Poco después, un tumulto rodeó a un hombre con “la cara ensangrentada, abotagada por los innumerables golpes, con la camisa desgarrada, pero los puños en alto, la ronca voz encendida con entusiasmo delirante, gritando a voz en cuello como para dominar el estruendo ‘¡Viva Cristo Rey! ¡Viva la Virgen de Guadalupe! ¡Viva México!’”

 

Se trataba de Miguel Gómez Loza, que había subido por las escaleras de caracol que desembocan en la puerta de Avenida Hidalgo, frente al Jardín de la Soledad, sorprendiendo a los que hacían guardia con frases como “A ver… ¿dónde está Jenaro?”, y había llegado al asta bandera para desgarrar el pabellón y lo había lanzado al aire desde la baranda.

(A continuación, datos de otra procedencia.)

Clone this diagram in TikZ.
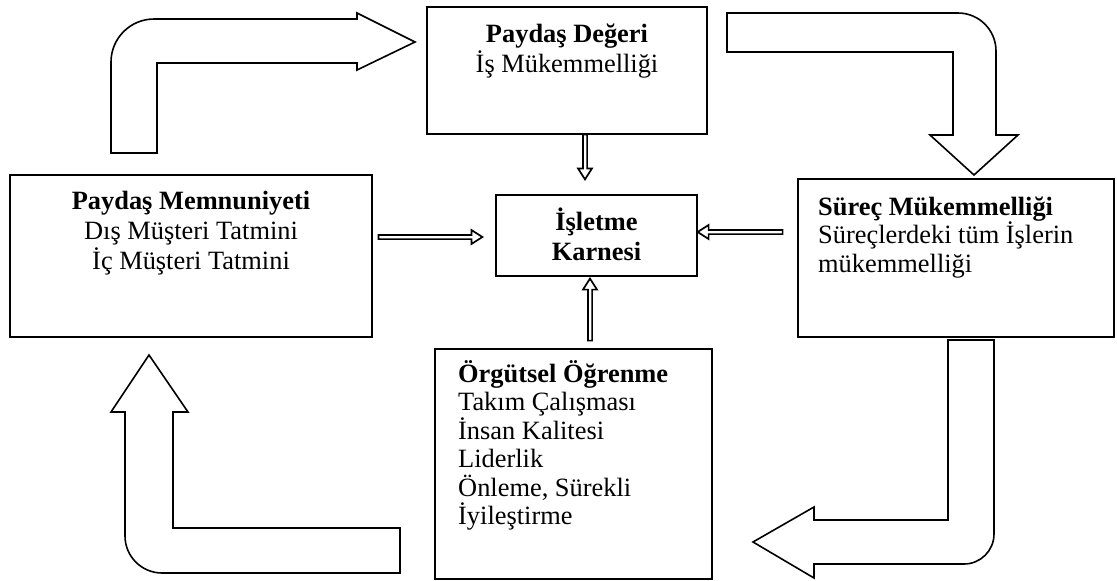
\documentclass[tikz,border=0pt]{standalone}
\usepackage{fontspec}
\setmainfont{Liberation Serif}
\usetikzlibrary{calc}
% small outlined block arrow: tip at #1, direction #2 (degrees), length #3
\newcommand\feedarrow[3]{%
  \draw[feedshape, shift={#1}, rotate=#2]
    (0,0) -- (-11,7) -- (-11,2.1) -- (-#3,2.1) -- (-#3,-2.1)
    -- (-11,-2.1) -- (-11,-7) -- cycle;}
\begin{document}
\begin{tikzpicture}[x=1pt,y=-1pt,
  box/.style={draw, line width=1.2pt, inner sep=0pt},
  txt/.style={font=\fontsize{26.4}{29.8}\selectfont, inner sep=0pt},
  txtl/.style={font=\fontsize{26.4}{28.5}\selectfont, inner sep=0pt,
    anchor=base west, align=left},
  bigarrow/.style={draw, line width=1.6pt, fill=white, line join=miter},
  feedshape/.style={draw, line width=1.7pt, fill=white, line join=miter}]
\useasboundingbox (0,0) rectangle (1117,581);

% boxes
\node[box, minimum width=280pt, minimum height=127pt] (pd) at (567,70.5) {};
\node[box, minimum width=362pt, minimum height=162pt] (pm) at (191,256) {};
\node[box, minimum width=201pt, minimum height=81pt]  (ik) at (596.5,235.5) {};
\node[box, minimum width=316pt, minimum height=158pt] (sm) at (956,258) {};
\node[box, minimum width=277pt, minimum height=230pt] (oo) at (573.5,464) {};

% box texts (anchored on the baseline of the last line)
\node[txt, anchor=base, align=center] (pdt) at (567,72)
  {\textbf{Paydaş Değeri}\\İş Mükemmelliği};
\node[txt, anchor=base, align=center] (pmt) at (191,269)
  {\textbf{Paydaş Memnuniyeti}\\Dış Müşteri Tatmini\\İç Müşteri Tatmini};
\node[txt, anchor=base, align=center] (ikt) at (596.5,260)
  {\textbf{İşletme}\\\textbf{Karnesi}};
\node[txtl] (smt) at (818,272)
  {\textbf{Süreç Mükemmelliği}\\Süreçlerdeki tüm İşlerin\\mükemmelliği};
\node[txtl] (oot) at (458,524.5)
  {\textbf{Örgütsel Öğrenme}\\Takım Çalışması\\İnsan Kalitesi\\Liderlik\\Önleme, Sürekli\\İyileştirme};

% feeds into the scorecard
\feedarrow{($(ik.north)+(-11.5,-15)$)}{-90}{45}
\feedarrow{($(ik.west)+(-13,1.5)$)}{0}{104}
\feedarrow{($(ik.east)+(0,-3.5)$)}{180}{85}
\feedarrow{($(ik.south)+(-6.5,2)$)}{90}{62}

% bent block arrows of the cycle
\draw[bigarrow] (111,153) -- (111,62)
  .. controls (111,38.3) and (130.3,19) .. (154,19)
  -- (357,19) -- (357,13) -- (415,42) -- (357,70) -- (357,63)
  -- (157,63) -- (157,153) -- cycle;
\draw[bigarrow] (727,13) -- (958,13)
  .. controls (979,13) and (996,30) .. (996,51)
  -- (996,135) -- (1018,135) -- (974,175) -- (930,135) -- (953,135)
  -- (953,52) -- (727,52) -- cycle;
\draw[bigarrow] (948,340) -- (994,340) -- (994,534)
  .. controls (994,550.6) and (980.6,564) .. (964,564)
  -- (814,564) -- (814,578) -- (753,542) -- (814,507) -- (814,520)
  -- (948,520) -- cycle;
\draw[bigarrow] (400,528) -- (400,573) -- (162,573)
  .. controls (141.6,573) and (125,556.4) .. (125,536)
  -- (125,412) -- (111,412) -- (149,355) -- (188,412) -- (173,412)
  -- (173,528) -- cycle;
\end{tikzpicture}
\end{document}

Durante muchos días, Miguel Gómez Loza, que fue beatificado en 2005 por el papa Benedicto XVI, mantuvo la cara amoratada y recurrió a lentes oscuros para disimular los ojos hinchados.

En “El sitio de Bagdad” y otras aventuras del doctor Greene, Pablo Soler Frost ha revelado el destino de la bandera que las tropas mexicanas obtuvieron en “El Álamo”; para impedir su devolución a Texas se convirtió en quinientos relicarios preciados.

Cuando murió en el exilio, en Montauban, en Francia, el 3 de diciembre de 1940, acechado por colaboracionistas, espías, agentes franquistas y la Gestapo, el presidente de la II República española, Manuel Azaña, no pudo ser enterrado con la bandera de su fiel batallón presidencial; fue la bandera de México la que lo cubrió. Como lo ha escrito su sobrino, el poeta Enrique de Rivas, “la bandera mexicana no fue sólo un símbolo; fue una protección eficaz”.